Geosynthetics: Improving reliability of Canadian resource roads
November 24, 2022 By Allan Bradley and Francis Bober
Thousands of kilometres of unpaved resource roads are built each year by the Canadian forest sector to provide forest management access. These roads are experiencing reduced bearing capacity and more frequent access interruptions due to excess water in roadbeds; changes in climate and seasonal conditions; and sub-optimal construction, management, and maintenance practices. Two leading types of seasonal interruptions have been identified: those from weak, wet sections during the non-frozen seasons and those from temporarily thawed sections during winter months. These conditions create access bottlenecks which negatively impact transportation efficiency, fibre access, and costs. There is a need for solutions that will improve the reliability and resiliency of access under these difficult conditions which may get even more challenging in the future.
An FPInnovations survey of its members’ forest operations found that many have road structure issues and the range of strategies and technologies used to address these problems was limited. Most road managers rely on patching with gravel to temporarily strengthen weak spots and re-establish access. More effective but lesser-known technologies offer opportunities for more reliable access with potentially lower life cycle costs. Of these lesser-known technologies, and from a cost and ease-of-use perspective, FPInnovations selected geosynthetics as the most promising technology to perform research and implementation studies.
Typically, the forest industry builds its resource roads as economically as possible and accepts that these roads may fail a small amount of the time. This form of risk management relies heavily on the road builder’s experience and can become less accurate in the face of changing climate and operating practices. Making road designs stronger and more resilient by incorporating geosynthetics and design processes adds initial cost to the road construction. When a road section fails during a log haul, an emergency is declared, and the road must be repaired immediately and often without the usual cost constraints. These emergency repairs can easily be more costly than building the road to a higher initial standard, especially when the road failure caused mill disruptions and truck damage or if the road failures were multiple and ongoing. Life cycle costing of resource roads would capture this; however, this type of analysis is not often done. Designing to a higher initial standard may reduce the gravel requirements for building, repairing, and maintaining resource roads and this can be an important benefit, especially where good quality gravel is scarce.
Geosynthetics are a proven solution for mechanically improving the performance of critically weak soils by providing reinforcement, confinement, drainage, separation, wicking, and filtration. Selection of the type of geosynthetic should be based upon performance attributes as well as cost and availability. For example, nonwoven geotextile is recommended as a separation layer to prolong the life of road gravels by preventing contamination by fines from the subgrade and preventing gravel loss into the subgrade. Where additional road strength is needed, a woven geotextile is more appropriate because it can provide the reinforcement, as well as separation and lateral drainage.

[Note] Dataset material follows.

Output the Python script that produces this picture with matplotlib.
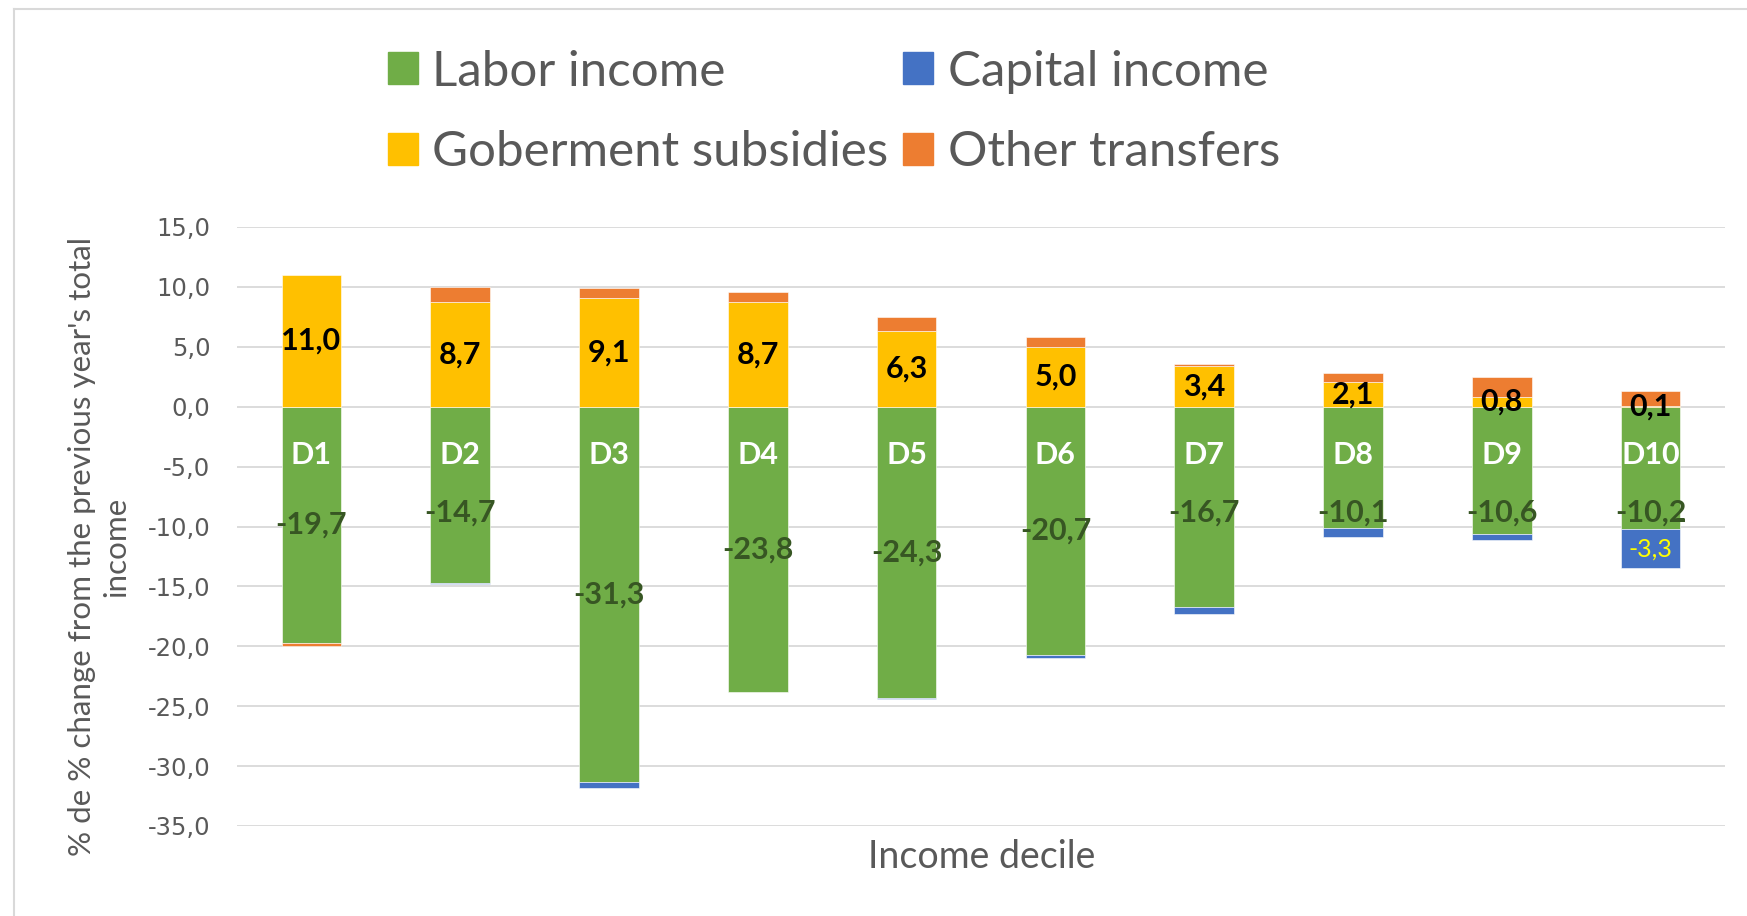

Some recommended practices for designing with and installing geotextiles include: a minimum six inches (150 mm) of cover is needed; high strength geotextile isn’t always needed for roading applications; overlapping geotextile edges allows tensile reinforcement across the overlap; geotextile designs typically require compaction of the gravel placed on top, and proper compaction, in turn, needs well graded granular material that is wetted to promote compaction; avoid driving heavy equipment on any geosynthetic as this can damage and weaken it; and, finally, remove sharp or large debris from the road surface before installing geotextiles to prevent their damage and to ease deployment.
FPInnovations has developed a guidebook for its members and their road-building contractors for designing resource roads for weak, wet conditions using geosynthetics. FPInnovations also offers an on-line geosynthetics tool (FPGeoDesign) which allows customized design scenarios and provides basic cost estimates. Using values from the guidebook, Table 1 illustrates the ability of geosynthetics to reduce gravel requirements for a resource road to be constructed on a wet, weak, clay subgrade.
FPInnovations, in collaboration with TenCate Geosynthetics, Presto Geosystems, and a forest company in northern Alberta, is conducting a comprehensive field study aimed at evaluating several geosynthetic technologies and evaluating their ability to improve road strength and stability during all seasons. A wet section on a resource road was selected to assess the effectiveness of geosynthetic products as compared with more conventional construction techniques. The site was divided into multiple test sections, each equipped with a unique combination of reinforcement technology and monitoring instrumentation. The effectiveness of these technologies will be monitored year-round for both summer performance (drainage and bearing capacity improvement) and winter performance (insulating ability). Performance will be compared to that of more conventionally constructed sections (one built with log and brush mat reinforcement [corduroy] and one built with just a roadbed of locally sourced granular material).
A report on this field work will be available early next year and be the subject of a paper presented at GeoCalgary 2022. This research is part of a larger work program by FPInnovations that looks into methods of increasing the resiliency and reliability of resource road access in the face of climate change.
Allan Bradley and Francis Bober are researchers for transportation and infrastructure at FPInnovations.